Realmente es vergonzoso que a estas alturas de nuestra historia, América Latina siga pensando sobre este tema como si fuésemos todavía países subdesarrollados. Es decir, que siempre pensemos que debemos recibir ayuda de otros (Estados Unidos, Europa, etc.), sin tener la mínima intención de pagar nuestras propias cuentas.
¿El aporte que habría que hacer como Estados para mantener a la CIDH es significativo? ¿Hemos puesto en la balanza lo que ha significado el trabajo de la CIDH en cuanto a protección, monitoreo, coordinación de acciones urgentes y, sobre todo, reparación de víctimas en el campo? ¿Hemos hecho acaso un análisis de cuánto los Estados pierden por concepto de corrupción frente a lo que significaría dar un mayor aporte a esta y otras instancias de los DD.HH.?

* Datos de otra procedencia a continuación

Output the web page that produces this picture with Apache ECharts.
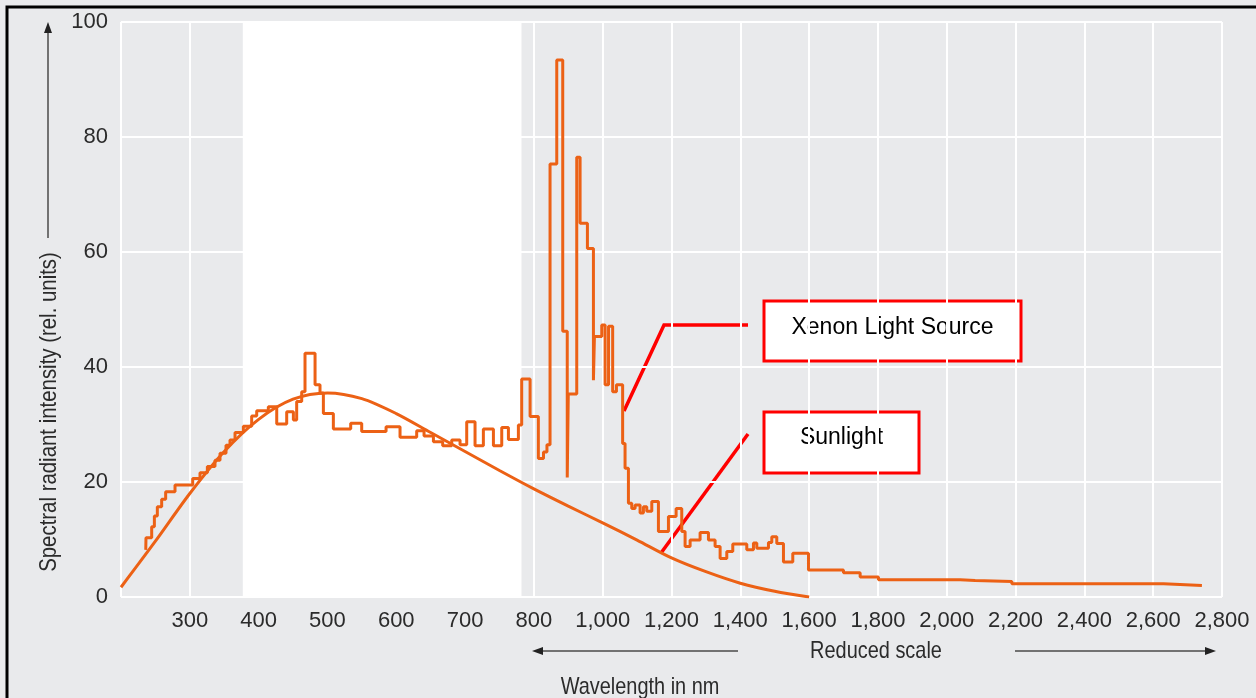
<!DOCTYPE html>
<html>
<head>
<meta charset="utf-8">
<title>Xenon light source vs sunlight</title>
<script src="https://cdn.jsdelivr.net/npm/echarts@6/dist/echarts.min.js"></script>
<style>
  html, body { margin: 0; padding: 0; background: #e9eaec; }
  #chart { width: 1256px; height: 698px; }
</style>
</head>
<body>
<div id="chart"></div>
<script>
// wavelengths in nm, intensity in rel. units
// above 800 nm the axis runs at half scale ("reduced scale")
const sunlightWl = [200, 250, 300, 350, 400, 450, 500, 550, 600, 650, 700, 750, 800,
  900, 1000, 1100, 1200, 1300, 1400, 1500, 1600];
const sunlightVal = [1.7, 9.7, 18.0, 25.3, 30.9, 34.4, 35.5, 34.5, 31.9, 28.6, 25.3, 22.0, 18.8,
  15.8, 12.9, 9.9, 6.8, 4.4, 2.4, 1.0, 0];

// xenon spectrum as steps: each edge wavelength with the level that follows it
const xenonWl = [236, 236.3, 244.6, 248.5, 252.8, 259.1, 264.9, 278.5, 304.2, 314.8, 325.5, 336.6, 343.9,
  352.6, 358.4, 365.7, 377.8, 389.9, 397.2, 414.1, 426.3, 440.8, 450.5, 455.3, 462.6, 467.4, 482, 489.2,
  494.1, 508.6, 533.8, 549.8, 585.2, 605.5, 629.7, 640.4, 654, 667.5, 680.6, 692.7, 702.4, 714.5, 726.6,
  741.2, 753.3, 763, 777.5, 782.3, 794.5, 813, 828, 838, 847, 866.5, 883.9, 897, 900, 924.6, 934.3,
  955.6, 973.1, 976, 997.3, 1007, 1017, 1029, 1040, 1058, 1065, 1074.8, 1084.5, 1094.2, 1108.7, 1118.4,
  1128.1, 1142.7, 1162, 1191.1, 1213.4, 1229.8, 1239.5, 1254.1, 1283.1, 1307.4, 1326.7, 1341.3, 1360.7,
  1378.1, 1418.8, 1438.2, 1447.9, 1481.8, 1491.5, 1506, 1525.4, 1552.5, 1598.1, 1699.8, 1748.3, 1801.5,
  2038.9, 2082.5, 2189.2, 2630.1, 2741.6];
const xenonVal = [8.2, 10.3, 12.2, 14.1, 15.7, 17.0, 18.3, 19.5, 20.6, 21.6, 22.7, 23.8, 25.0,
  26.4, 27.3, 28.6, 29.7, 31.5, 32.4, 33.1, 30.1, 32.2, 30.8, 34.0, 35.7, 42.4, 36.9, 35.5,
  31.9, 29.2, 30.2, 28.8, 29.6, 27.8, 28.9, 28.0, 27.0, 26.3, 27.3, 26.5, 30.5, 26.3, 29.2,
  26.3, 29.5, 27.4, 29.9, 37.9, 31.4, 24.1, 25.2, 26.5, 75.3, 93.4, 46.2, 20.8, 35.3, 76.5, 65.0,
  60.6, 37.7, 45.3, 47.3, 36.9, 47.1, 35.7, 36.9, 26.7, 22.4, 16.3, 15.4, 16.0, 14.6, 15.7,
  14.9, 16.6, 11.4, 14.0, 15.4, 11.4, 8.8, 9.9, 11.2, 9.9, 8.8, 6.7, 7.9,
  9.2, 8.2, 9.4, 8.5, 9.5, 10.5, 9.3, 6.1, 7.6, 4.7, 4.2, 3.5, 3.0,
  2.85, 2.7, 2.3, 2.0, 2.0];

const wavelengthTicks = [300, 400, 500, 600, 700, 800, 1000, 1200, 1400, 1600, 1800, 2000, 2200, 2400, 2600, 2800];
const intensityTicks = [0, 20, 40, 60, 80, 100];
const visibleRegion = [377, 782];

const BREAK = 800;
const toAxis = (wl) => (wl <= BREAK ? wl : BREAK + (wl - BREAK) / 2);

const sans = '"Liberation Sans", Arial, Helvetica, sans-serif';
const orange = '#ec6115';
const textGrey = '#2b2b2b';

const chart = echarts.init(document.getElementById('chart'));

// thin line with a filled head at (x2, y2)
function arrow(x1, y1, x2, y2) {
  const ang = Math.atan2(y2 - y1, x2 - x1);
  const len = 11, half = 4;
  const bx = x2 - len * Math.cos(ang), by = y2 - len * Math.sin(ang);
  const nx = -Math.sin(ang) * half, ny = Math.cos(ang) * half;
  return [
    { type: 'line', silent: true, shape: { x1, y1, x2: bx, y2: by }, style: { stroke: '#4a4a4a', lineWidth: 1.5 } },
    { type: 'polygon', silent: true, shape: { points: [[x2, y2], [bx + nx, by + ny], [bx - nx, by - ny]] }, style: { fill: '#222' } }
  ];
}

// condensed-looking label (the original uses a narrow grotesque)
function label(text, x, y, extra) {
  return Object.assign({
    type: 'text', silent: true, x, y, scaleX: 0.83,
    style: { text, fill: textGrey, font: '24px ' + sans, align: 'center', verticalAlign: 'middle' }
  }, extra || {});
}

function callout(text, x, y, w, h, ty) {
  return [
    { type: 'rect', silent: true, shape: { x, y, width: w, height: h }, style: { fill: '#fff', stroke: '#ff0000', lineWidth: 3 } },
    { type: 'text', silent: true, x: x + w / 2, y: ty,
      style: { text, fill: '#000', font: '23px ' + sans, align: 'center', verticalAlign: 'middle' } }
  ];
}

const redLine = { stroke: '#ff0000', lineWidth: 3.5 };

const graphics = [
  { type: 'rect', silent: true, shape: { x: 7, y: 7, width: 1300, height: 800 }, style: { fill: null, stroke: '#000', lineWidth: 3 } },
  ...arrow(48, 238, 48, 22),
  label('Spectral radiant intensity (rel. units)', 49, 412, { rotation: Math.PI / 2, scaleX: 0.85 }),
  ...arrow(306, 271, 248, 271),
  label('Visible region', 377, 271),
  ...arrow(444, 271, 512, 271),
  ...arrow(738, 651, 532, 651),
  label('Reduced scale', 876, 651),
  ...arrow(1015, 651, 1216, 651),
  label('Wavelength in nm', 640, 687),
  { type: 'polyline', silent: true, shape: { points: [[748, 325], [664, 325], [624, 411]] }, style: redLine },
  { type: 'line', silent: true, shape: { x1: 748, y1: 434, x2: 661, y2: 553 }, style: redLine },
  ...callout('Xenon Light Source', 764, 301, 257, 60, 328),
  ...callout('Sunlight', 764, 412, 155, 61, 438)
];

const option = {
  animation: false,
  backgroundColor: '#e9eaec',
  grid: { left: 121, right: 34, top: 22, bottom: 101, show: true, backgroundColor: '#e9eaec', borderWidth: 0 },
  xAxis: {
    type: 'value',
    min: 200,
    max: toAxis(2800),
    interval: 100,
    axisLine: { show: false },
    axisTick: { show: false },
    splitLine: { lineStyle: { color: '#fff', width: 2 } },
    axisLabel: {
      margin: 13,
      color: textGrey,
      fontSize: 22,
      fontFamily: sans,
      formatter: (v) => {
        const wl = wavelengthTicks.find((t) => Math.abs(toAxis(t) - v) < 0.01);
        return wl ? wl.toLocaleString('en-US') : '';
      }
    }
  },
  yAxis: {
    type: 'value',
    min: intensityTicks[0],
    max: intensityTicks[intensityTicks.length - 1],
    interval: 20,
    axisLine: { show: false },
    axisTick: { show: false },
    splitLine: { lineStyle: { color: '#fff', width: 2 } },
    axisLabel: { margin: 13, color: textGrey, fontSize: 22, fontFamily: sans }
  },
  series: [
    {
      name: 'Sunlight',
      type: 'line',
      smooth: 0.3,
      symbol: 'none',
      lineStyle: { color: orange, width: 3 },
      data: sunlightWl.map((w, i) => [toAxis(w), sunlightVal[i]]),
      markArea: {
        silent: true,
        itemStyle: { color: '#ffffff', opacity: 1 },
        data: [[{ xAxis: toAxis(visibleRegion[0]) }, { xAxis: toAxis(visibleRegion[1]) }]]
      },
      z: 2
    },
    {
      name: 'Xenon Light Source',
      type: 'line',
      step: 'end',
      symbol: 'none',
      lineStyle: { color: orange, width: 3 },
      data: xenonWl.map((w, i) => [toAxis(w), xenonVal[i]]),
      z: 3
    }
  ],
  graphic: graphics
};

chart.setOption(option);
</script>
</body>
</html>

No es casual que suceda así. Los DD.HH. incomodan a presidentes de América Latina. Ante la ausencia de sistemas de justicia independientes, una de las pocas alternativas que les queda a las víctimas de los abusos es la CIDH (previo a la Corte Interamericana). De ahí que algunos gobernantes hayan optado por estrangular financieramente a esta organización y sigan pensando en crear organizaciones paralelas, fácilmente manipulables.
Aunque esta noticia quizá alegre a unos, es penosa para los cerca de mil millones de personas que habitan este continente.